------ DATASET CONTENT ------

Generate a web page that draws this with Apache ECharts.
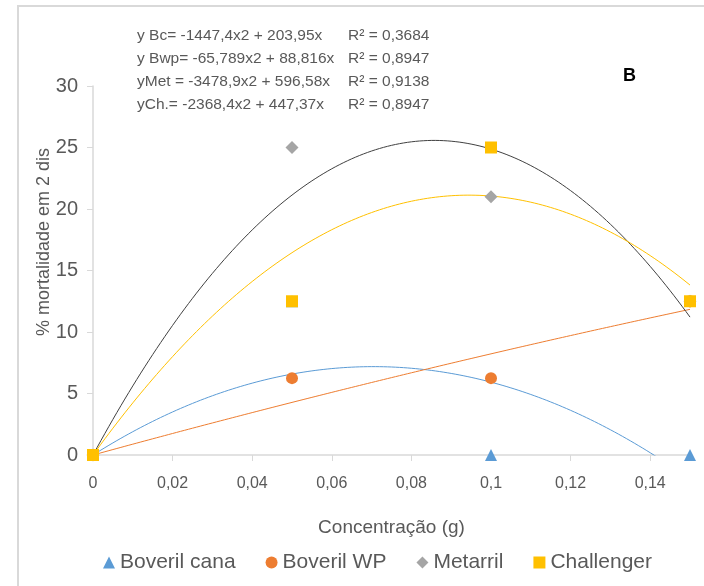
<!DOCTYPE html>
<html><head><meta charset="utf-8">
<script src="https://cdn.jsdelivr.net/npm/echarts@6/dist/echarts.min.js"></script>
<style>html,body{margin:0;padding:0;background:#fff}#c{width:704px;height:586px}</style>
</head><body><div id="c"></div>
<script>
// Data
var seriesNames = ['Boveril cana', 'Boveril WP', 'Metarril', 'Challenger'];
var concentrations = [0, 0.05, 0.1, 0.15];
var boverilCana = [0, 12.5, 0, 0];
var boverilWP = [0, 6.25, 6.25, 12.5];
var metarril = [0, 25, 21, 12.5];
var challenger = [0, 12.5, 25, 12.5];
// Trendline coefficients shown in the chart: y = a*x^2 + b*x
var trendA = [-1447.4, -65.789, -3478.9, -2368.4];
var trendB = [203.95, 88.816, 596.58, 447.37];
var equationLabels = ['y Bc= -1447,4x2 + 203,95x', 'y Bwp= -65,789x2 + 88,816x', 'yMet = -3478,9x2 + 596,58x', 'yCh.= -2368,4x2 + 447,37x'];
var r2Labels = ['R² = 0,3684', 'R² = 0,8947', 'R² = 0,9138', 'R² = 0,8947'];
var yAxisTitle = '% mortalidade em 2 dis';
var xAxisTitle = 'Concentração (g)';
var panelLabel = 'B';

var markerColors = ['#5b9bd5', '#ed7d31', '#a5a5a5', '#ffc000'];
var lineColors = ['#5b9bd5', '#ed7d31', '#404040', '#ffc000'];
var symbols = ['triangle', 'circle', 'diamond', 'rect'];
var symbolSizes = [12, 12, 13, 12];
var values = [boverilCana, boverilWP, metarril, challenger];

function trendPoints(i) {
  var pts = [];
  for (var k = 0; k <= 150; k++) {
    var x = k / 1000;
    pts.push([x, trendA[i] * x * x + trendB[i] * x]);
  }
  return pts;
}

var series = [];
for (var i = 0; i < 4; i++) {
  series.push({
    type: 'line', name: seriesNames[i] + ' trend', data: trendPoints(i),
    showSymbol: false, symbol: 'none', clip: true, silent: true,
    lineStyle: {color: lineColors[i], width: 1}, z: 1
  });
}
for (var j = 0; j < 4; j++) {
  series.push({
    type: 'scatter', name: seriesNames[j],
    data: concentrations.map(function (x, k) { return [x, values[j][k]]; }),
    symbol: symbols[j], symbolSize: symbolSizes[j],
    itemStyle: {color: markerColors[j], opacity: 1}, z: 2, zlevel: j + 1
  });
}

var graphics = [
  {type: 'rect', shape: {x: 18, y: 6, width: 720, height: 620}, style: {fill: 'none', stroke: '#d9d9d9', lineWidth: 2}, silent: true},
  {type: 'text', left: 623, top: 67, style: {text: panelLabel, font: 'bold 18px "Liberation Sans", Arial', fill: '#000'}},
  {type: 'text', x: 44, y: 242, rotation: Math.PI / 2,
    style: {text: yAxisTitle, font: '18px "Liberation Sans", Arial', fill: '#595959', textAlign: 'center', textVerticalAlign: 'middle'}}
];
for (var e = 0; e < 4; e++) {
  graphics.push({type: 'text', left: 137, top: 28 + e * 23, style: {text: equationLabels[e], font: '15.5px "Liberation Sans", Arial', fill: '#595959'}});
  graphics.push({type: 'text', left: 348, top: 28 + e * 23, style: {text: r2Labels[e], font: '15.5px "Liberation Sans", Arial', fill: '#595959'}});
}

var chart = echarts.init(document.getElementById('c'), null, {renderer: 'canvas'});
chart.setOption({
  animation: false,
  textStyle: {fontFamily: '"Liberation Sans", Arial, sans-serif'},
  grid: {left: 93, right: 14, top: 86, bottom: 131, containLabel: false},
  xAxis: {
    type: 'value', min: 0, max: 0.15, interval: 0.02,
    name: xAxisTitle, nameLocation: 'middle', nameGap: 63,
    nameTextStyle: {fontSize: 19, color: '#595959'},
    axisLine: {show: true, lineStyle: {color: '#d9d9d9', width: 1.5}},
    axisTick: {show: true, length: 6, lineStyle: {color: '#d9d9d9'}},
    splitLine: {show: false},
    axisLabel: {showMaxLabel: false, fontSize: 16, color: '#595959', margin: 21,
      formatter: function (v) { return String(Math.round(v * 100) / 100).replace('.', ','); }}
  },
  yAxis: {
    type: 'value', min: 0, max: 30, interval: 5,
    axisLine: {show: true, lineStyle: {color: '#d9d9d9', width: 1.5}},
    axisTick: {show: true, length: 6, lineStyle: {color: '#d9d9d9'}},
    splitLine: {show: false},
    axisLabel: {fontSize: 20, color: '#595959', margin: 15}
  },
  legend: {
    bottom: 8, left: 98, itemGap: 30, itemWidth: 12, itemHeight: 12,
    data: seriesNames.map(function (n, k) { return {name: n, icon: symbols[k]}; }),
    textStyle: {fontSize: 21, color: '#595959'}
  },
  graphic: graphics,
  series: series
});
</script></body></html>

------

## DO THIS
Quote the preceding listing precisely and completely, omitting its images.

## SOLVED PROBLEM
Generate a web page that draws this with Apache ECharts.
<!DOCTYPE html>
<html><head><meta charset="utf-8">
<script src="https://cdn.jsdelivr.net/npm/echarts@6/dist/echarts.min.js"></script>
<style>html,body{margin:0;padding:0;background:#fff}#c{width:704px;height:586px}</style>
</head><body><div id="c"></div>
<script>
// Data
var seriesNames = ['Boveril cana', 'Boveril WP', 'Metarril', 'Challenger'];
var concentrations = [0, 0.05, 0.1, 0.15];
var boverilCana = [0, 12.5, 0, 0];
var boverilWP = [0, 6.25, 6.25, 12.5];
var metarril = [0, 25, 21, 12.5];
var challenger = [0, 12.5, 25, 12.5];
// Trendline coefficients shown in the chart: y = a*x^2 + b*x
var trendA = [-1447.4, -65.789, -3478.9, -2368.4];
var trendB = [203.95, 88.816, 596.58, 447.37];
var equationLabels = ['y Bc= -1447,4x2 + 203,95x', 'y Bwp= -65,789x2 + 88,816x', 'yMet = -3478,9x2 + 596,58x', 'yCh.= -2368,4x2 + 447,37x'];
var r2Labels = ['R² = 0,3684', 'R² = 0,8947', 'R² = 0,9138', 'R² = 0,8947'];
var yAxisTitle = '% mortalidade em 2 dis';
var xAxisTitle = 'Concentração (g)';
var panelLabel = 'B';

var markerColors = ['#5b9bd5', '#ed7d31', '#a5a5a5', '#ffc000'];
var lineColors = ['#5b9bd5', '#ed7d31', '#404040', '#ffc000'];
var symbols = ['triangle', 'circle', 'diamond', 'rect'];
var symbolSizes = [12, 12, 13, 12];
var values = [boverilCana, boverilWP, metarril, challenger];

function trendPoints(i) {
  var pts = [];
  for (var k = 0; k <= 150; k++) {
    var x = k / 1000;
    pts.push([x, trendA[i] * x * x + trendB[i] * x]);
  }
  return pts;
}

var series = [];
for (var i = 0; i < 4; i++) {
  series.push({
    type: 'line', name: seriesNames[i] + ' trend', data: trendPoints(i),
    showSymbol: false, symbol: 'none', clip: true, silent: true,
    lineStyle: {color: lineColors[i], width: 1}, z: 1
  });
}
for (var j = 0; j < 4; j++) {
  series.push({
    type: 'scatter', name: seriesNames[j],
    data: concentrations.map(function (x, k) { return [x, values[j][k]]; }),
    symbol: symbols[j], symbolSize: symbolSizes[j],
    itemStyle: {color: markerColors[j], opacity: 1}, z: 2, zlevel: j + 1
  });
}

var graphics = [
  {type: 'rect', shape: {x: 18, y: 6, width: 720, height: 620}, style: {fill: 'none', stroke: '#d9d9d9', lineWidth: 2}, silent: true},
  {type: 'text', left: 623, top: 67, style: {text: panelLabel, font: 'bold 18px "Liberation Sans", Arial', fill: '#000'}},
  {type: 'text', x: 44, y: 242, rotation: Math.PI / 2,
    style: {text: yAxisTitle, font: '18px "Liberation Sans", Arial', fill: '#595959', textAlign: 'center', textVerticalAlign: 'middle'}}
];
for (var e = 0; e < 4; e++) {
  graphics.push({type: 'text', left: 137, top: 28 + e * 23, style: {text: equationLabels[e], font: '15.5px "Liberation Sans", Arial', fill: '#595959'}});
  graphics.push({type: 'text', left: 348, top: 28 + e * 23, style: {text: r2Labels[e], font: '15.5px "Liberation Sans", Arial', fill: '#595959'}});
}

var chart = echarts.init(document.getElementById('c'), null, {renderer: 'canvas'});
chart.setOption({
  animation: false,
  textStyle: {fontFamily: '"Liberation Sans", Arial, sans-serif'},
  grid: {left: 93, right: 14, top: 86, bottom: 131, containLabel: false},
  xAxis: {
    type: 'value', min: 0, max: 0.15, interval: 0.02,
    name: xAxisTitle, nameLocation: 'middle', nameGap: 63,
    nameTextStyle: {fontSize: 19, color: '#595959'},
    axisLine: {show: true, lineStyle: {color: '#d9d9d9', width: 1.5}},
    axisTick: {show: true, length: 6, lineStyle: {color: '#d9d9d9'}},
    splitLine: {show: false},
    axisLabel: {showMaxLabel: false, fontSize: 16, color: '#595959', margin: 21,
      formatter: function (v) { return String(Math.round(v * 100) / 100).replace('.', ','); }}
  },
  yAxis: {
    type: 'value', min: 0, max: 30, interval: 5,
    axisLine: {show: true, lineStyle: {color: '#d9d9d9', width: 1.5}},
    axisTick: {show: true, length: 6, lineStyle: {color: '#d9d9d9'}},
    splitLine: {show: false},
    axisLabel: {fontSize: 20, color: '#595959', margin: 15}
  },
  legend: {
    bottom: 8, left: 98, itemGap: 30, itemWidth: 12, itemHeight: 12,
    data: seriesNames.map(function (n, k) { return {name: n, icon: symbols[k]}; }),
    textStyle: {fontSize: 21, color: '#595959'}
  },
  graphic: graphics,
  series: series
});
</script></body></html>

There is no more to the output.